I was wondering how do you cope with having a 128 GB SSD removable hard drive. a 500GB costs +£300 for example!

Thanks in advance

In reply to an earlier post on 21 Jun 2012 10:34:19 BDT
Hi Max,

I tend to use an external network HDD for most storage and then keep only important or relevant things on the 128GB SSD. I've found that after installing Office 2010 and a few other small programs (no big games files though), I have about 47GB free for files and content, which is sufficient for me. I tend to run with about 15GB free. I've also kept the recovery partition on the drive (so the total available space is 93GB for everything including Windows and Office), but you can remove this as you get a DVD with the data on it, freeing up another 20GB or so.

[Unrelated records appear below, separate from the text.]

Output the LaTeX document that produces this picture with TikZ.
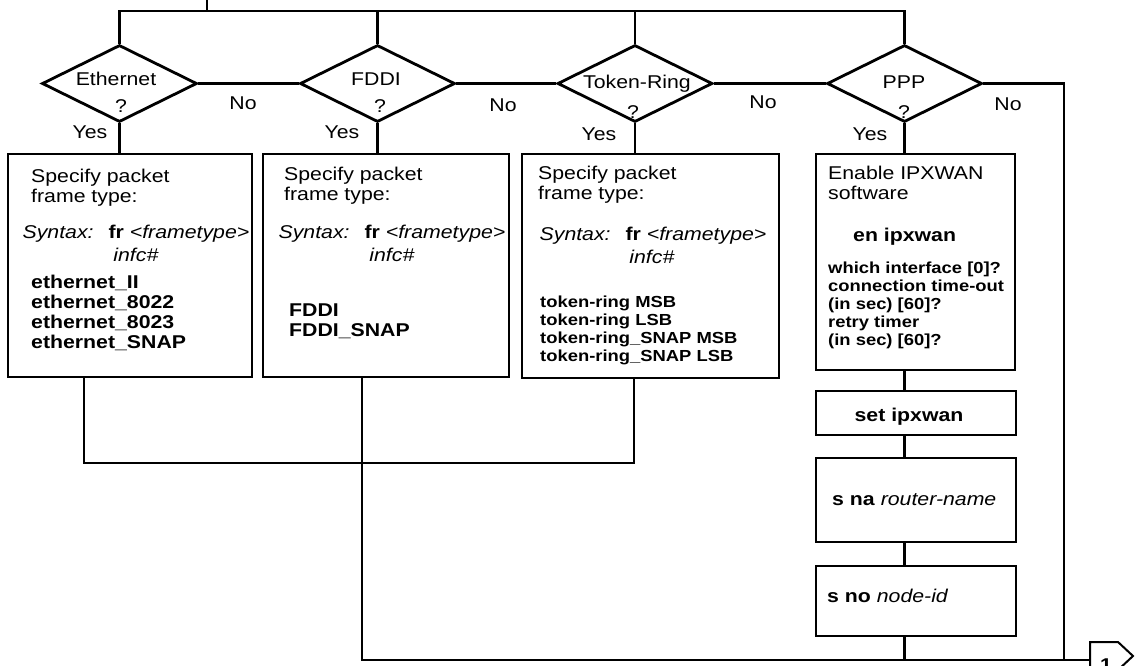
\documentclass[tikz,border=0pt]{standalone}
\usepackage{fontspec}
\setmainfont[FakeStretch=1.15]{Liberation Sans}
\usetikzlibrary{shapes.geometric}

\newcommand{\frline}{\textit{Syntax:}\hspace{15pt}\textbf{fr} \textit{<frametype>}}

\tikzset{
	wire/.style={line width=2.8pt},
	decision/.style={diamond, draw, line width=2.8pt, minimum width=155pt, minimum height=77pt, inner sep=0pt},
	stepbox/.style={rectangle, draw, line width=2.8pt, inner sep=0pt},
	txt/.style={inner sep=0pt, anchor=base, font=\fontsize{18.5}{20}\selectfont},
	headtxt/.style={txt, align=left, anchor=base west},
	boldtxt/.style={txt, align=left, font=\fontsize{18.5}{20}\selectfont\bfseries},
	listtxt/.style={inner sep=0pt, align=left, anchor=base west, font=\fontsize{16}{18}\selectfont\bfseries},
}

\begin{document}
\begin{tikzpicture}[x=1pt, y=-1pt]
		\useasboundingbox (0,0) rectangle (1137,665);
		
		%decisions
		\node[decision] (eth) at (119.5,83.5) {};
		\node[decision] (fddi) at (377.5,83.5) {};
		\node[decision] (tr) at (635,83.5) {};
		\node[decision] (ppp) at (904.5,83.5) {};
		\node[txt] (ethq) at (116,85) {Ethernet};
		\node[txt] (ethqm) at (121,112) {?};
		\node[txt] (fddiq) at (376,85) {FDDI};
		\node[txt] (fddiqm) at (380,112) {?};
		\node[txt] (trq) at (637,88) {Token-Ring};
		\node[txt] (trqm) at (633,118) {?};
		\node[txt] (pppq) at (904,88) {PPP};
		\node[txt] (pppqm) at (904,118) {?};
		
		%top bus
		\coordinate (entry) at (207,0);
		\coordinate (bus) at (207,11);
		\draw[wire] (entry) -- (bus);
		\draw[wire] (eth.north) -- (eth.north |- bus) -- (ppp.north |- bus) -- (ppp.north);
		\draw[wire] (fddi.north) -- (fddi.north |- bus);
		\draw[wire] (tr.north) -- (tr.north |- bus);
		
		%no branches
		\coordinate (noline) at (1064,660);
		\draw[wire] (eth.east) -- (fddi.west);
		\draw[wire] (fddi.east) -- (tr.west);
		\draw[wire] (tr.east) -- (ppp.west);
		\draw[wire] (ppp.east) -- (ppp.east -| noline) -- (noline);
		\node[txt] (ethno) at (243,109) {No};
		\node[txt] (fddino) at (503,111) {No};
		\node[txt] (trno) at (763,108) {No};
		\node[txt] (pppno) at (1008,110) {No};
		
		%boxes
		\node[stepbox, minimum width=244pt, minimum height=223pt] (ethbox) at (130,265.5) {};
		\node[stepbox, minimum width=246pt, minimum height=223pt] (fddibox) at (386,265.5) {};
		\node[stepbox, minimum width=257pt, minimum height=224pt] (trbox) at (650.5,266) {};
		\node[stepbox, minimum width=199pt, minimum height=216pt] (pppbox) at (915.5,262) {};
		\node[stepbox, minimum width=200pt, minimum height=44pt] (setbox) at (916,413) {};
		\node[stepbox, minimum width=200pt, minimum height=84pt] (namebox) at (916,500) {};
		\node[stepbox, minimum width=200pt, minimum height=70pt] (nodebox) at (916,601) {};
		
		%yes branches
		\draw[wire] (eth.south) -- (eth.south |- ethbox.north);
		\draw[wire] (fddi.south) -- (fddi.south |- fddibox.north);
		\draw[wire] (tr.south) -- (tr.south |- trbox.north);
		\draw[wire] (ppp.south) -- (ppp.south |- pppbox.north);
		\node[txt] (ethyes) at (90,138) {Yes};
		\node[txt] (fddiyes) at (342,138) {Yes};
		\node[txt] (tryes) at (599,140) {Yes};
		\node[txt] (pppyes) at (870,140) {Yes};
		
		%frame type texts (base = last line)
		\node[headtxt] (ethhead) at (31,202) {Specify packet\\frame type:};
		\node[txt] (ethsyn) at (136,238) {\frline};
		\node[txt] (ethinfc) at (136,261) {\textit{infc\#}};
		\node[boldtxt, anchor=base west] (ethlist) at (31,348) {ethernet\_II\\ethernet\_8022\\ethernet\_8023\\ethernet\_SNAP};
		
		\node[headtxt] (fddihead) at (284,200) {Specify packet\\frame type:};
		\node[txt] (fddisyn) at (392,238) {\frline};
		\node[txt] (fddiinfc) at (392,261) {\textit{infc\#}};
		\node[boldtxt, anchor=base west] (fddilist) at (289,336) {FDDI\\FDDI\_SNAP};
		
		\node[headtxt] (trhead) at (538,199) {Specify packet\\frame type:};
		\node[txt] (trsyn) at (653,240) {\frline};
		\node[txt] (trinfc) at (652,263) {\textit{infc\#}};
		\node[listtxt] (trlist) at (540,361) {token-ring MSB\\token-ring LSB\\token-ring\_SNAP MSB\\token-ring\_SNAP LSB};
		
		%ipxwan chain
		\node[headtxt] (ppphead) at (828,199) {Enable IPXWAN\\software};
		\node[boldtxt, anchor=base west] (pppcmd) at (853,241) {en ipxwan};
		\node[listtxt] (ppplist) at (828,345) {which interface [0]?\\connection time-out\\(in sec) [60]?\\retry timer\\(in sec) [60]?};
		\node[boldtxt] (settxt) at (909,421) {set ipxwan};
		\node[txt, anchor=base west] (nametxt) at (832,505) {\textbf{s na} \textit{router-name}};
		\node[txt, anchor=base west] (nodetxt) at (827,602) {\textbf{s no} \textit{node-id}};
		\draw[wire] (pppbox.south -| ppp.south) -- (setbox.north -| ppp.south);
		\draw[wire] (setbox.south -| ppp.south) -- (namebox.north -| ppp.south);
		\draw[wire] (namebox.south -| ppp.south) -- (nodebox.north -| ppp.south);
		
		%merge to page connector
		\coordinate (m1) at (84,463);
		\coordinate (m3) at (634,463);
		\coordinate (join) at (362,660);
		\coordinate (conn) at (1090,660);
		\draw[line width=2pt] (1090,642) -- (1118,642) -- (1133,656) -- (1118,670) -- (1090,670) -- cycle;
		\node[boldtxt] (connnum) at (1106,671) {1};
		\draw[wire] (ethbox.south -| m1) -- (m1) -- (m3) -- (trbox.south -| m3);
		\draw[wire] (fddibox.south -| join) -- (join) -- (conn);
		\draw[wire] (nodebox.south -| ppp.south) -- (ppp.south |- join);
\end{tikzpicture}
\end{document}
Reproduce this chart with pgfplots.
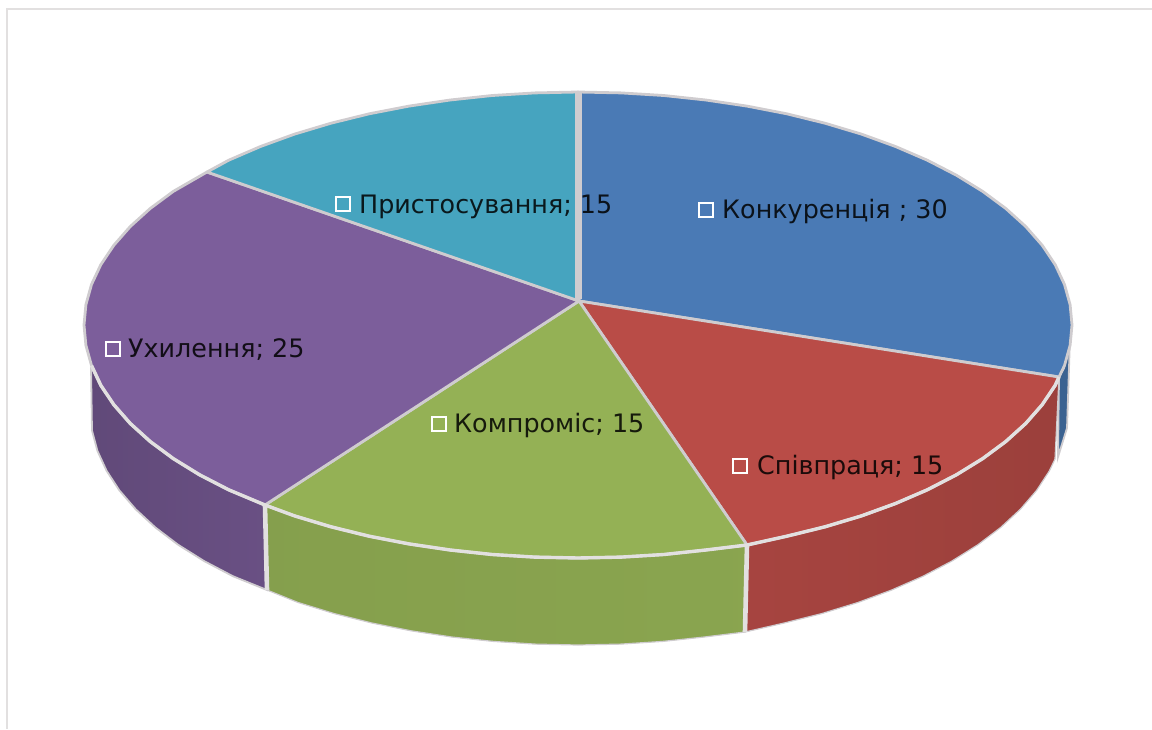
\documentclass[border=0pt]{standalone}
\usepackage{pgfplots}
\pgfplotsset{compat=1.18}
\usepackage{fontspec}
\setmainfont{DejaVu Sans}
\definecolor{blueTop}{HTML}{4A7AB5}
\definecolor{redTop}{HTML}{B94C47}
\definecolor{greenTop}{HTML}{94B155}
\definecolor{purpleTop}{HTML}{7C5E9B}
\definecolor{tealTop}{HTML}{46A4BF}
\definecolor{rimGrey}{HTML}{CFCCCF}
\definecolor{seam}{HTML}{E2E0E0}
\tikzset{datalabel/.style={font=\fontsize{25.4pt}{27pt}\selectfont, anchor=base west, text=black, text opacity=0.85, inner sep=0pt}}
\begin{document}
\begin{tikzpicture}
\useasboundingbox (0,0) rectangle (1152pt,729pt);
\begin{axis}[
  at={(0,0)}, anchor=south west,
  width=1152pt, height=729pt, scale only axis,
  xmin=0, xmax=1152, ymin=0, ymax=729, y dir=reverse,
  axis lines=none, clip=true,
  wedge/.style={draw=rimGrey, line width=2.8pt, line join=round},
]
% frame around the chart area
\addplot[draw=seam, line width=2pt] coordinates {(7,729) (7,9) (1152,9)};

% side walls of the disc
\addplot[fill=blueTop!80!black, draw=rimGrey, line width=1.8pt] coordinates {
  (1059,377) (1064,368) (1069,345) (1070,338) (1067,428) (1058,457)} -- cycle;
\addplot[shade, left color=redTop!90!black, right color=redTop!84!black, draw=rimGrey, line width=1.2pt] coordinates {
  (1059,377) (1055.2,385.3) (1042.2,404.7) (1025.7,423.5) (1005.8,441.5) (982.7,458.6) (956.4,474.8)
  (927.3,489.8) (895.5,503.5) (861.4,515.9) (825,526.8) (786.8,536.2) (747,545)
  (745,632) (784.2,623) (822,613.5) (857.9,602.5) (891.7,590) (923.1,576.2) (951.8,561.1)
  (977.8,544.8) (1000.6,527.5) (1020.3,509.3) (1036.6,490.4) (1049.4,470.8) (1055,459)} -- cycle;
\addplot[shade, left color=greenTop!90!black, right color=greenTop!93!black, draw=rimGrey, line width=1.2pt] coordinates {
  (747,545) (705.8,550) (663.8,554.5) (621.1,557.1) (578,558) (534.9,557.1) (492.2,554.5)
  (450.2,550) (409,543.9) (369.2,536.2) (331,526.8) (294.6,515.9) (265,505)
  (267,590) (298.1,602.5) (334,613.5) (371.8,623) (411.1,630.8) (451.7,637) (493.3,641.4)
  (535.4,644.1) (578,645) (620.6,644.1) (662.7,641.4) (704.3,637) (745,632)} -- cycle;
\addplot[shade, left color=purpleTop!78!black, right color=purpleTop!85!black, draw=rimGrey, line width=1.8pt] coordinates {
  (265,505) (228.7,489.8) (199.6,474.8) (173.3,458.6) (150.2,441.5) (130.3,423.5) (113.8,404.7)
  (100.8,385.3) (91,366)
  (92,430.5) (97.4,450.8) (106.6,470.8) (119.4,490.4) (135.7,509.3) (155.4,527.5) (178.2,544.8)
  (204.2,561.1) (232.9,576.2) (267,590)} -- cycle;

% seams between the wall segments
\addplot[draw=seam, line width=4.6pt] coordinates {(747,545) (745,632)};
\addplot[draw=seam, line width=4.6pt] coordinates {(265,505) (267,590)};

% top surface: Конкуренція 30, Співпраця 15, Компроміс 15, Ухилення 25, Пристосування 15
\addplot[fill=blueTop, wedge] coordinates {
  (579,301) (578,92) (621.1,92.9) (663.8,95.5) (705.8,100) (747,106.1) (786.8,113.8) (825,123.2)
  (861.4,134.1) (895.5,146.5) (927.3,160.2) (956.4,175.2) (982.7,191.4) (1005.8,208.5) (1025.7,226.5)
  (1042.2,245.3) (1055.2,264.7) (1064.5,284.5) (1070.1,304.7) (1072,325) (1070.1,345.3) (1064.5,365.5)
  (1059,377)} -- cycle;
\addplot[fill=redTop, wedge] coordinates {
  (579,301) (1059,377) (1055.2,385.3) (1042.2,404.7) (1025.7,423.5) (1005.8,441.5) (982.7,458.6)
  (956.4,474.8) (927.3,489.8) (895.5,503.5) (861.4,515.9) (825,526.8) (786.8,536.2) (747,545)} -- cycle;
\addplot[fill=greenTop, wedge] coordinates {
  (579,301) (747,545) (705.8,550) (663.8,554.5) (621.1,557.1) (578,558) (534.9,557.1) (492.2,554.5)
  (450.2,550) (409,543.9) (369.2,536.2) (331,526.8) (294.6,515.9) (265,505)} -- cycle;
\addplot[fill=purpleTop, wedge] coordinates {
  (579,301) (265,505) (228.7,489.8) (199.6,474.8) (173.3,458.6) (150.2,441.5) (130.3,423.5) (113.8,404.7)
  (100.8,385.3) (91.5,365.5) (85.9,345.3) (84,325) (85.9,304.7) (91.5,284.5) (100.8,264.7) (113.8,245.3)
  (130.3,226.5) (150.2,208.5) (173.3,191.4) (207,172)} -- cycle;
\addplot[fill=tealTop, wedge] coordinates {
  (579,301) (207,172) (228.7,160.2) (260.5,146.5) (294.6,134.1) (331,123.2) (369.2,113.8) (409,106.1)
  (450.2,100) (492.2,95.5) (534.9,92.9) (578,92)} -- cycle;

% lighter front rim of the top surface
\addplot[draw=seam, line width=3.4pt, line join=round] coordinates {
  (1059,377) (1055.2,385.3) (1042.2,404.7) (1025.7,423.5) (1005.8,441.5) (982.7,458.6)
  (956.4,474.8) (927.3,489.8) (895.5,503.5) (861.4,515.9) (825,526.8) (786.8,536.2) (747,545)
  (705.8,550) (663.8,554.5) (621.1,557.1) (578,558) (534.9,557.1) (492.2,554.5)
  (450.2,550) (409,543.9) (369.2,536.2) (331,526.8) (294.6,515.9) (265,505)
  (228.7,489.8) (199.6,474.8) (173.3,458.6) (150.2,441.5) (130.3,423.5) (113.8,404.7)
  (100.8,385.3) (91.5,365.5)};

% broad divider at the start of the first slice
\addplot[draw=rimGrey, line width=7pt] coordinates {(578,93) (578,299)};

% data label keys
\addplot[only marks, mark=square, mark size=7.2pt, mark options={draw=white, line width=1.6pt, fill=none}] coordinates {
  (706,210) (740,466) (439,424) (113,349) (343,204)};

% data labels
\node[datalabel] at (axis cs:722,218) {Конкуренція ; 30};
\node[datalabel] at (axis cs:757,474) {Співпраця; 15};
\node[datalabel] at (axis cs:454,432) {Компроміс; 15};
\node[datalabel] at (axis cs:128,357) {Ухилення; 25};
\node[datalabel] at (axis cs:359,213) {Пристосування; 15};
\end{axis}
\end{tikzpicture}
\end{document}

If you need to keep huge files on your machine, then perhaps the Samsung Series 5, or HP Envy are better as they have a 16GB SSD for speed, coupled with a 500GB HDD for storage? I've tried the Samsung Series 5 and was impressed. It's cheaper, but the screen isn't quite as nice. It does have more practical ports though.

I think that it might also be tricky to install a new SSD, as the unit is so tightly packed. I looked into it briefly, but the feedback was that it was quite awkward to upgrade.

In reply to an earlier post on 22 Jun 2012 18:16:07 BDT
Last edited by the author on 22 Jun 2012 18:18:39 BDT
clemenzina says:
Quote Richard Goring: The omission of dedicated Home, End, Page Up, and Page Down keys is a shame...

Too true, it's a killer for me and I'm so glad you mentioned it, together with the crowded left side problem.
I wouldn't manage with a 128gb drive though, don't want to have drives hanging off the side - my laptops are LAPtops ;-) Great review, thank you.